Недаром, читая стихи Кузмина, я вспоминаю городские улицы, их напряженное и тревожное ожидание.
Стихи Кузмина так привычно слушать на литературных вечерах, в литературных гостиных, среди равнодушной толпы или среди пестрой смеси лиц писателей, художников, поэтов, музыкантов, актеров. Там жалят они душу тонкими жалами, там легче всего попасть в их нежные сети, а там ведь — та же улица, тревожная и выжидательная, холодная и неприютная.
Но взволновать и пленить может одно прекрасное. Мимо красивого мы, полные долгих дум, пройдем равнодушно, как проходим, не обманываясь, мимо сотен красивых мелькающих и зовущих к бесплодным томлениям лиц. Только праздную душу увлекают эти лица, эти красивые покровы, глаза, сияющие пустотой, стихи, ни о чем не бренчащие, ремесленные песенки, распеваемые голодной и докучливой труппой трактирных поэтов. А стихи Кузмина достойны того, чтобы для них была открыта душа отдыхающего воина и труженика, творца железных будней. Мы можем заслушаться ими, и никогда не оскорбит нас их легкий, капризный, женственный напев; их диктовала наша скорбь, и пусть он не знает ее лицом к лицу, но о ней говорят его милые песни.

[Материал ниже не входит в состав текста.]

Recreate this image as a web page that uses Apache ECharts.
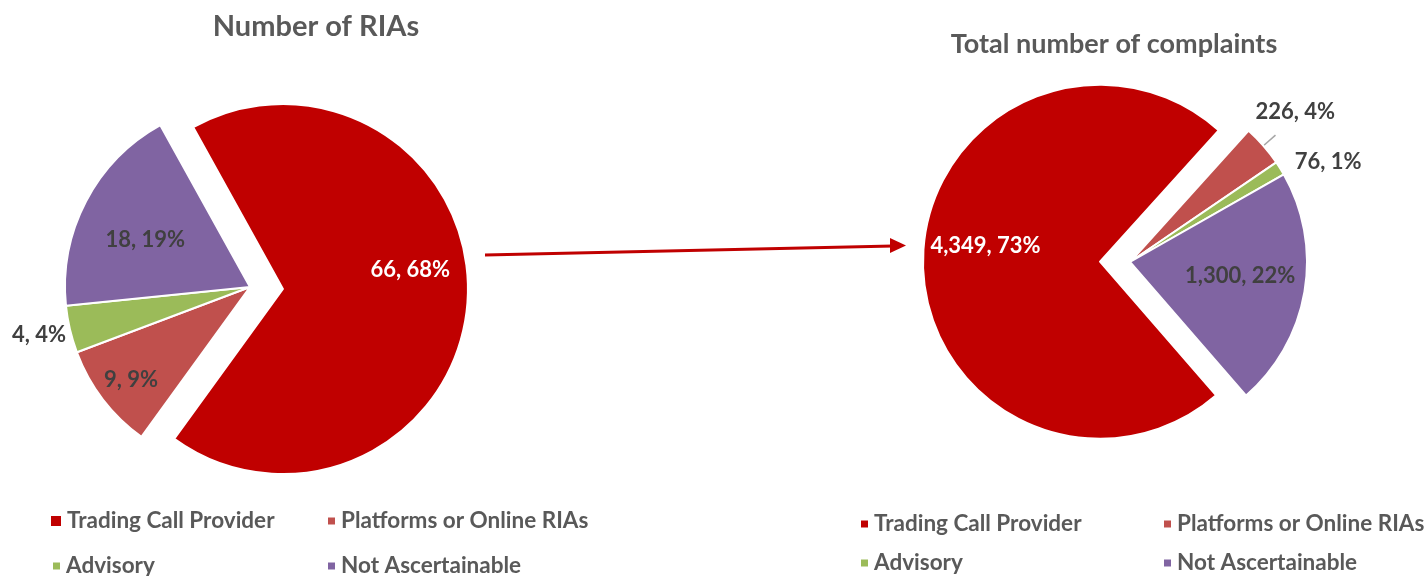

Именно эта скорбь заставляет стихи Кузмина быть не только красивыми, но и прекрасными. Ее надо понять и услышать. Какие бы маски ни надевал поэт, как бы ни прятал он свое сокровенное, как бы ни хитрил, впрочем всегда «внося в позу денди всю наивность молодой расы», — печали своей он не скроет; когда поэт манерничает, прикидывается шутником, скрывает свою печаль за печальными признаниями, фокусничает, даже наивничает или щеголяет выходками «дурного тона» (а признаки всего этого есть в большей или меньшей степени в «Сетях» Кузмина), и когда при этом мы не только не оскорбляемся и не испытываем надменного желания извинять его, но еще чувствуем к нему благодарность и готовы слушать и освежать его песнями свою душу, — тогда перед нами поэт непреложный, родной нам и очевидно нужный, обладающий «патентом на благородство», по вульгарнейшему выражению незабвенного Фета.